A un moment, j'ai publié des articles sur les techniques de manipulation. Une vulgarisation de travaux de psychologie. J'ai eu du succès, à tel point que l'on m'avait suggéré d'écrire un livre sur le sujet. Je ne l'ai pas fait. Ce qui est certainement bien, puisque il n'aurait pas été complet. J'étais passé à côté d'une technique puissante : la morale. La morale guide notre comportement, par pression sociale, c'est l'hypocrisie, ou, mieux, par intériorisation (je fais appel à la chirurgie esthétique pour obéir aux canons de la beauté). Vous connaissez le fameux "name and shame" ? Les Anglo-saxons ont poussé très loin les techniques de manipulation de groupe. Probablement avec plus de subtilité que les régimes totalitaires. En voici quelques-unes :
Ce qui détermine la morale, c'est la pression du groupe. Robert Ciadini appelle cela "validation sociale". Nous décidons comme les autres. D'où une première subtilité : ce qui compte n'est pas d'avoir le groupe avec soi, mais de faire croire que c'est le cas. C'est une raison pour laquelle le vote est secret. En effet, s'il était public, on ne se demanderait pas ce que l'on a envie de voter, mais ce que le groupe va voter. Et le résultat n'est pas du tout le même. (Voir les travaux de Thomas Shelling.) C'est aussi une raison pour laquelle ceux qui veulent manipuler leurs congénères cherchent à provoquer une manifestation publique de leurs opinions : uniforme, badge, barbe, voile, tatouage, etc.
On atteint au nirvana de la manipulation, lorsque l'on amène le groupe à aller contre son intérêt, et à démanteler ce qui faisait sa prospérité. A l'époque du scandale Madoff, j'ai reçu des mails me disant que la sécurité sociale était elle-même une pyramide de Ponzi. Faux, mais facile à croire. Et, si on l'avait cru, on aurait liquidé la sécurité sociale, qui est dans notre intérêt collectif. Beaucoup d'autres tentatives dans le même sens ont réussi, cependant. D'où un électeur qui se sent floué, et cherche à "dégager" sa classe dirigeante. Quelles sont les recettes de cette technique ? Profiter des petites médiocrités de l'être humain pour lui faire vendre son royaume pour un plat de lentilles. Dîtes lui qu'il est intelligent, alors que les autres sont idiots, par exemple, vous lui ferez faire n'importe quoi. Ou encore que la sécurité sociale coûte cher, parce qu'elle est pleine de tir au flanc et qu'elle subventionne des paresseux. C'est l'argument du "bon sens", l'arme de destruction massive, celle qui a produit le Brexit. Aristote en parlait déjà il y a deux mille cinq cents ans. Et il a montré qu'il conduisait à la dislocation de la cité (on dirait de la société aujourd'hui).

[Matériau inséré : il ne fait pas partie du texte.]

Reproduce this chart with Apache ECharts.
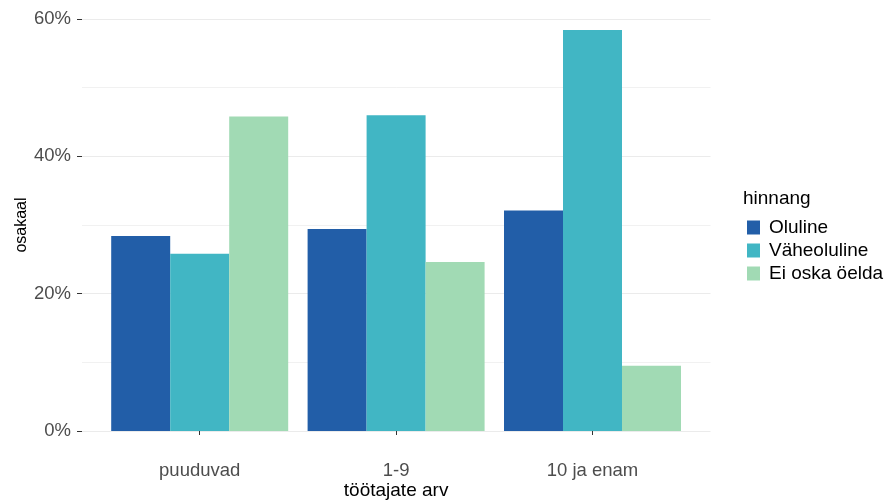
<!DOCTYPE html>
<html>
<head>
<meta charset="utf-8">
<script src="https://cdn.jsdelivr.net/npm/echarts@6/dist/echarts.min.js"></script>
<style>html,body{margin:0;padding:0;background:#fff}#c{width:887px;height:501px}</style>
</head>
<body>
<div id="c"></div>
<script>
const categories = ['puuduvad', '1-9', '10 ja enam'];
const seriesNames = ['Oluline', 'Väheoluline', 'Ei oska öelda'];
const oluline = [28.4, 29.4, 32.1];
const vaheoluline = [25.8, 46.0, 58.4];
const eiOska = [45.8, 24.6, 9.5];
const yTicks = [0, 20, 40, 60];
const colors = ['#225EA8', '#41B6C4', '#A1DAB4'];

const FONT = "'Liberation Sans', Arial, sans-serif";
const chart = echarts.init(document.getElementById('c'), null, {renderer: 'canvas'});
const values = [oluline, vaheoluline, eiOska];

chart.setOption({
  animation: false,
  backgroundColor: '#fff',
  textStyle: {fontFamily: FONT},
  title: {
    text: 'hinnang', left: 743, top: 189, padding: 0,
    textStyle: {fontSize: 19, fontWeight: 'normal', color: '#000', fontFamily: FONT}
  },
  legend: {
    orient: 'vertical', left: 747, top: 218, padding: 0,
    itemWidth: 13, itemHeight: 14, itemGap: 4, icon: 'rect',
    data: seriesNames,
    textStyle: {fontSize: 19, color: '#000', lineHeight: 14, padding: [0, 0, 0, 4], fontFamily: FONT}
  },
  grid: [
    {left: 82, right: 176.5, top: 19, bottom: 70, outerBoundsMode: 'none', containLabel: false},
    {left: 101.5, right: 196.3, top: 19, bottom: 70, outerBoundsMode: 'none', containLabel: false}
  ],
  xAxis: [
    {gridIndex: 0, type: 'value', min: 0, max: 1, show: false},
    {
      gridIndex: 1, type: 'category', data: categories,
      offset: 21,
      axisLine: {show: false},
      axisTick: {show: true, alignWithLabel: true, length: 4, lineStyle: {color: '#333', width: 1}},
      axisLabel: {fontSize: 18.5, color: '#4D4D4D', margin: 9, fontFamily: FONT},
      name: 'töötajate arv', nameLocation: 'middle', nameGap: 29, nameMoveOverlap: false,
      nameTextStyle: {fontSize: 19, color: '#000', fontFamily: FONT}
    }
  ],
  yAxis: [
    {
      gridIndex: 0, type: 'value', min: 0, max: 60, interval: 20,
      axisLine: {show: false},
      axisTick: {show: true, length: 5, lineStyle: {color: '#333', width: 1}},
      axisLabel: {
        fontSize: 18.5, color: '#4D4D4D', margin: 11, fontFamily: FONT,
        customValues: yTicks,
        formatter: v => v + '%'
      },
      splitLine: {show: true, lineStyle: {color: '#EBEBEB', width: 1.2}},
      minorTick: {show: false, splitNumber: 2},
      minorSplitLine: {show: true, lineStyle: {color: '#EEEEEE', width: 0.8}},
      name: 'osakaal', nameLocation: 'middle', nameRotate: 90, nameGap: 52, nameMoveOverlap: false,
      nameTextStyle: {fontSize: 16, color: '#000', fontFamily: FONT}
    },
    {gridIndex: 1, type: 'value', min: 0, max: 60, show: false}
  ],
  series: seriesNames.map((n, i) => ({
    name: n, type: 'bar', xAxisIndex: 1, yAxisIndex: 1,
    data: values[i], barWidth: 59, barGap: '0%',
    itemStyle: {color: colors[i]}
  }))
});
</script>
</body>
</html>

Il y a plus fort. Serge Moscovici a prouvé, dans une expérience, qu'une personne déterminée pouvait faire changer les référentiels de jugement de tout un groupe. C'est à dire, recoder le cerveau de ses membres ! J'ai illustré sa théorie involontairement. Quand je suis entré chez mon premier employeur, contrairement à mes collègues, je n'ai pas abandonné la cravate après mon embauche. Je voulais montrer par là que je n'étais pas dupe de l'hypocrite fraternité du lieu. Curieusement, petit-à-petit, tout le monde s'est mis à porter la cravate. Y compris les deux niveaux de management qui étaient au dessus de moi. J'ai imposé ma morale.
C'est un puits sans fond, probablement. Il se peut que l'on trouvera toujours de nouvelles techniques pour faire disjoncter le raisonnement humain, et transformer l'homme en chose. A l'image du héros de 1984 d'Orwell. Seulement avec une perversité qu'il était loin de pouvoir concevoir. Puisque ce sont des méthodes totalitaires utilisées par un régime qui ne l'est pas. C'est d'ailleurs ce qui les rend particulièrement efficaces. On ne les voit pas venir. D'autant qu'elles ne s'appliquent pas que sur un adulte, qui pourrait se défendre, mais qu'elles nous déforment dès notre conception. Y a-t-il un espoir ? Peut-être chez Robert Merton, qui observe les "conséquences imprévues" des phénomènes sociaux. On fait le bien en voulant le mal (et inversement, malheureusement). Mais aussi de la "Révolte" de Camus. L'homme a quelque-chose en lui, qui finit par lui faire voir le jour. Mais c'est un travail à sans cesse recommencer. Et sans garantie de réussite.